Configuration Space Decomposition for Scalable Proxy Collision Checking in Robot Planning and Control

TL;DR

This paper introduces D-Fastron, a space decomposition method using K-Means clustering and Fastron models to significantly accelerate collision checking in high-dimensional robot motion planning, achieving up to 29x speedup.

Contribution

The paper proposes a novel space decomposition approach combined with Fastron models to improve the speed and scalability of collision checking in complex robot environments.

Findings

Achieves 29x faster collision checks on a 7-DOF robot

Up to 9.8x faster motion planning compared to existing methods

Scales better to high-dimensional, complex environments

Abstract

Real-time robot motion planning in complex high-dimensional environments remains an open problem. Motion planning algorithms, and their underlying collision checkers, are crucial to any robot control stack. Collision checking takes up a large portion of the computational time in robot motion planning.
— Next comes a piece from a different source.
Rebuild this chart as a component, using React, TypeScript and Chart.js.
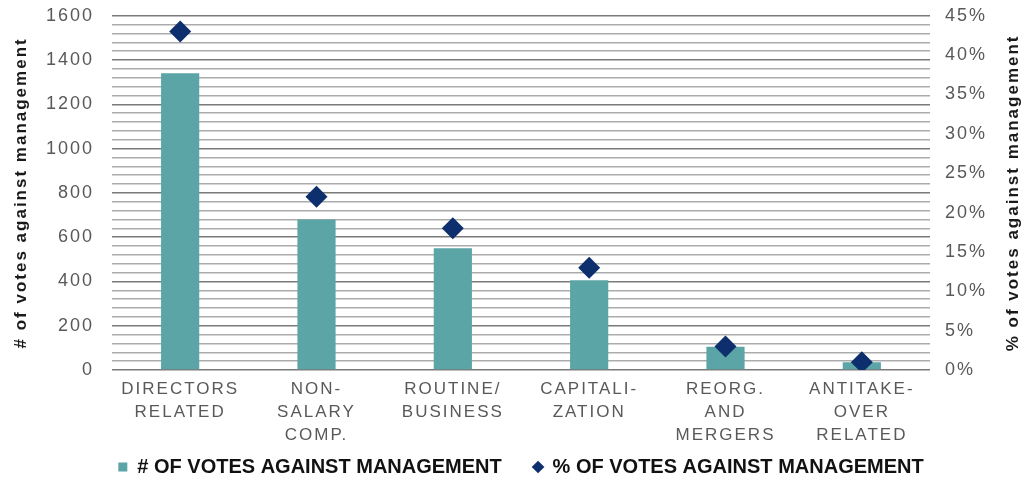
import React, { useEffect, useRef } from 'react';
import { Chart, registerables } from 'chart.js';

Chart.register(...registerables);

// ---- data ----
const categories: string[][] = [
  ['DIRECTORS', 'RELATED'],
  ['NON-', 'SALARY', 'COMP.'],
  ['ROUTINE/', 'BUSINESS'],
  ['CAPITALI-', 'ZATION'],
  ['REORG.', 'AND', 'MERGERS'],
  ['ANTITAKE-', 'OVER', 'RELATED'],
];
const votesAgainst = [1340, 680, 550, 405, 105, 35];
const pctAgainst = [43, 22, 18, 13, 3, 1];
const seriesNames = ['# OF VOTES AGAINST MANAGEMENT', '% OF VOTES AGAINST MANAGEMENT'];
const leftAxisTitle = '# of votes against management';
const rightAxisTitle = '% of votes against management';
const leftMax = 1600;
const leftMajorStep = 200;
const leftMinorStep = 40;
const rightMax = 45;
const rightStep = 5;

const TEAL = '#5ba5a6';
const NAVY = '#0d2f6d';
const TICK_COLOR = '#595959';
const TITLE_FONT = 'bold 17px "Liberation Sans", Arial, sans-serif';

const spacingPlugin = {
  id: 'letterSpacingPlugin',
  beforeDraw(chart: any) {
    const ctx = chart.ctx as any;
    ctx.letterSpacing = '2px';
    const lg = chart.legend;
    if (lg && !lg.__patched) {
      const orig = lg.draw;
      lg.draw = function (...args: any[]) {
        const prev = ctx.letterSpacing;
        ctx.letterSpacing = '0px';
        orig.apply(this, args);
        ctx.letterSpacing = prev;
      };
      lg.__patched = true;
    }
  },
  afterDraw(chart: any) {
    const ctx = chart.ctx as any;
    // right axis title, reading bottom-to-top
    const area = chart.chartArea;
    ctx.save();
    ctx.letterSpacing = '2px';
    ctx.font = TITLE_FONT;
    ctx.fillStyle = '#1a1a1a';
    ctx.textAlign = 'center';
    ctx.textBaseline = 'middle';
    ctx.translate(1013, (area.top + area.bottom) / 2);
    ctx.rotate(-Math.PI / 2);
    ctx.fillText(rightAxisTitle, 0, 0);
    ctx.restore();
    ctx.letterSpacing = '0px';
  },
};

export default function App() {
  const canvasRef = useRef<HTMLCanvasElement | null>(null);

  useEffect(() => {
    if (!canvasRef.current) return;
    const chart = new Chart(canvasRef.current, {
      type: 'bar',
      data: {
        labels: categories,
        datasets: [
          {
            type: 'bar',
            label: seriesNames[0] + '     ',
            data: votesAgainst,
            backgroundColor: TEAL,
            borderWidth: 0,
            yAxisID: 'y',
            barPercentage: 0.28,
            categoryPercentage: 1,
            order: 2,
            pointStyle: 'rect',
          } as any,
          {
            type: 'line',
            label: seriesNames[1],
            data: pctAgainst,
            yAxisID: 'y1',
            showLine: false,
            pointStyle: 'rectRot',
            pointRadius: 11,
            pointHoverRadius: 11,
            pointBackgroundColor: NAVY,
            pointBorderWidth: 0,
            backgroundColor: NAVY,
            borderColor: NAVY,
            borderWidth: 0,
            order: 1,
          } as any,
        ],
      },
      options: {
        animation: false,
        responsive: true,
        maintainAspectRatio: false,
        layout: { padding: { top: 0, left: 4, right: 0, bottom: -7 } },
        plugins: {
          tooltip: { enabled: false },
          legend: {
            position: 'bottom',
            fullSize: false,
            labels: {
              usePointStyle: true,
              boxWidth: 9,
              boxHeight: 9,
              padding: 4,
              color: '#111111',
              sort: (a: any, b: any) => a.datasetIndex - b.datasetIndex,
              font: { family: '"Liberation Sans", Arial, sans-serif', size: 20, weight: 'bold', lineHeight: 1 },
            },
          },
        },
        scales: {
          x: {
            grid: { display: false },
            border: { display: false },
            ticks: {
              maxRotation: 0,
              minRotation: 0,
              autoSkip: false,
              padding: 0,
              color: TICK_COLOR,
              font: { family: '"Liberation Sans", Arial, sans-serif', size: 17, lineHeight: 1.35 },
            },
            afterFit: (s: any) => { s.height = 83; },
          },
          y: {
            position: 'left',
            min: 0,
            max: leftMax,
            border: { display: false },
            grid: {
              drawTicks: true,
              tickLength: 13,
              tickColor: 'rgba(0,0,0,0)',
              color: (c: any) => (c.tick && c.tick.value % leftMajorStep === 0 ? '#7a7a7a' : '#ababab'),
              lineWidth: 1.5,
            },
            ticks: {
              stepSize: leftMinorStep,
              autoSkip: false,
              padding: 5,
              color: TICK_COLOR,
              font: { family: '"Liberation Sans", Arial, sans-serif', size: 18 },
              callback: (v: any) => (Number(v) % leftMajorStep === 0 ? String(v) : ''),
            },
            title: {
              display: true,
              text: leftAxisTitle,
              color: '#1a1a1a',
              padding: { top: 7, bottom: 0 },
              font: { family: '"Liberation Sans", Arial, sans-serif', size: 17, weight: 'bold' },
            },
            afterFit: (s: any) => { s.width = 108; },
          },
          y1: {
            position: 'right',
            min: 0,
            max: rightMax,
            border: { display: false },
            grid: {
              display: true,
              drawOnChartArea: false,
              drawTicks: true,
              tickLength: 10,
              tickColor: 'rgba(0,0,0,0)',
              color: 'rgba(0,0,0,0)',
            },
            ticks: {
              stepSize: rightStep,
              padding: 5,
              color: TICK_COLOR,
              font: { family: '"Liberation Sans", Arial, sans-serif', size: 18 },
              callback: (v: any) => `${v}%`,
            },
            afterFit: (s: any) => { s.width = 94; },
          },
        },
      },
      plugins: [spacingPlugin as any],
    });
    return () => chart.destroy();
  }, []);

  return (
    <div style={{ position: 'absolute', left: 0, top: 0, width: 1024, height: 480, background: '#ffffff' }}>
      <canvas ref={canvasRef} />
    </div>
  );
}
Existing collision checkers make trade-offs between speed and accuracy and scale poorly to high-dimensional, complex environments. We present a novel space decomposition method using K-Means clustering in the Forward Kinematics space to accelerate proxy collision checking. We train individual configuration space models using Fastron, a kernel perceptron algorithm, on these decomposed subspaces, yielding compact yet highly accurate models that can be queried rapidly and scale better to more complex environments. We demonstrate this new method, called Decomposed Fast Perceptron (D-Fastron), on the 7-DOF Baxter robot producing on average 29x faster collision checks and up to 9.8x faster motion planning compared to state-of-the-art geometric collision checkers.